In December 2020, South Korea changed the color of the “after visit summary” form given to every patient after they visit a physician. The white form, which had been used for years, was changed to blue, the “blue after-visit summary” (BAVS).
Over the last few years, there has been growing concern that the dye in blue paper causes cancer. There is some plausibility to this concern, as food and other dyes have been found to be carcinogenic.
To investigate this relationship, a group of scientists compared 2,380,028 patients who had seen a doctor and received a BAVS between 2021 and 2023 with 595,007 people who had not seen a doctor and thus did not receive a BAVS. Thirty different cancer types were investigated. Six cancer types (breast, gastric, prostate, colon, thyroid, and lung) were found to be more common in the BAVS group than in the non-BAVS group. The two key figures are reproduced here.
Interestingly, the authors failed to note that the six cancers caused by BAVS are the ones commonly screened for during doctors’ visits in Korea. They do not express surprise that exposure to BAVS begins to cause cancer almost immediately after exposure (faster than is seen even after high-level radiation exposure). They also do not comment on the observation that the ill effect lasts only about 6 months—the time it might take for cancer screening tests to be scheduled, performed, and the evaluation completed. The lines on the graph above are nearly parallel after 6 months.
In fact, the authors conclude:
Considering the significantly higher risk of gastric cancer in BAVS-exposed individuals than in unexposed individuals, clinicians should prioritize monitoring the risk of gastric cancer in relation to BAVS exposure.

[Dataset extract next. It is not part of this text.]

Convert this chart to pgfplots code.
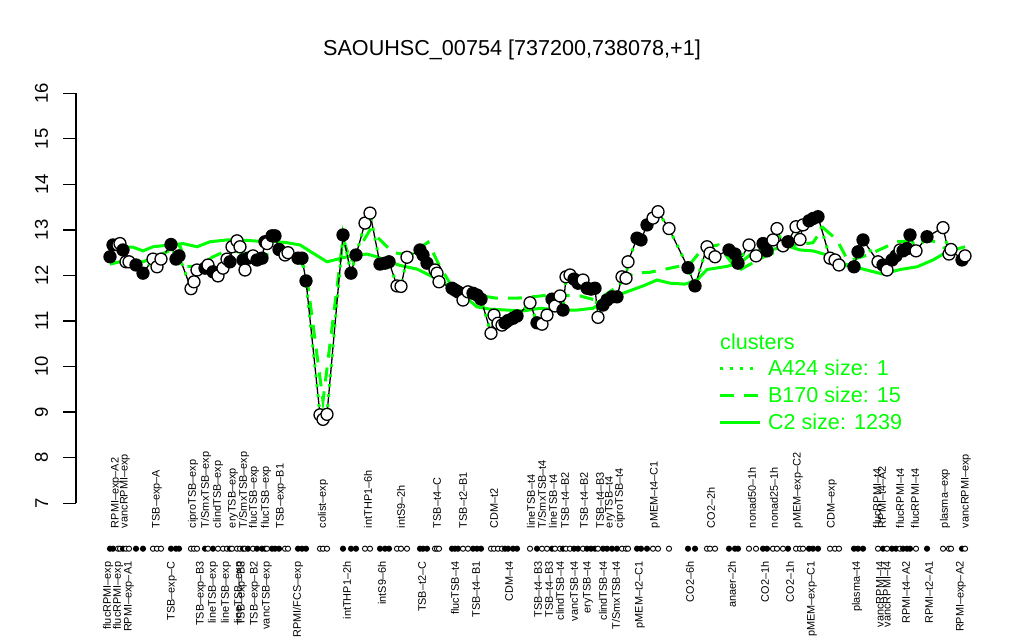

Of course, that is not what the authors concluded because this study did not exist. What does exist is an identical study in which the exposure of interest was a COVID booster vaccination rather than BAVS. The control group consisted of people who did not receive the vaccine (and thus may not have seen a doctor). This study, designed and analyzed exactly as the one I described above, concluded:
Considering the significantly higher risk of gastric cancer in vaccinated individuals than in unvaccinated individuals, clinicians should prioritize monitoring the risk of gastric cancer in relation to COVID-19 booster doses.
I will spend no further time discussing this study. (It was painful enough reading it a few times to write this piece.) I do not know what the authors were thinking when submitting these obviously confounded data. The fact that the effect is seen almost immediately and happens only in cancers commonly screened for in Korea is laughable. I am even more amazed that a journal (Biomarker Research, IF 11.5) published the article, let alone allowed the authors to write multiple statements suggesting causality based on confounded observational data.1 There are not even any biomarkers discussed in this article!
I have suggested that we need fewer journals; fewer journals publishing less but better research. Besides ridding the literature of meaningless, distracting, and confusing research, reducing the number of journals would have beneficial downstream effects. Physicians would spend more time caring for patients. More people would be available to peer-review worthwhile research. It would be impossible to demand that undergraduates, medical students, and residents fill their CVs with unnecessary research they would rather not doing.
Back to the COVID vaccine. Last week, I wrote about a recent article that estimated the benefits of the COVID vaccine. The study was well done, but I pointed out the flaws that meant that even the low efficacy and high number needed to vaccinate were likely overestimates of the vaccine’s effectiveness. These numbers should help people make informed decisions about whether COVID vaccination is still warranted.
That is the benefit side of the equation. The harm side of the equation is more difficult to quantify, as rare adverse effects are hard to determine and quantify. Studies like this one do us no favors.2 Because patients continue to ask for guidance on whether or not they should receive a booster vaccine, we will continue to review the data as it becomes available.
I should not be surprised. In 2013, we published an article titled: Observational studies often make clinical practice recommendations: an empirical evaluation of authors’ attitudes.
This recent release from Pfizer lists the studies of myocarditis related to vaccination.




If the blue summary study existed, I'd be curious to know whether it is assumed people keep it by their bed and read it every night for a year, or immediately drop it in the trash bin when they get home.
Alan Sherrill’s comment is on point. I would take it a step further. The people in this study must have rubbed the blue AVS all over their bodies, until they had a bluish tinge over their entire corpus. Then they auditioned for the Blue Man group in Las Vegas. The study is not bad, it’s embarrassing. Who thinks this poo poo up? What the Frick!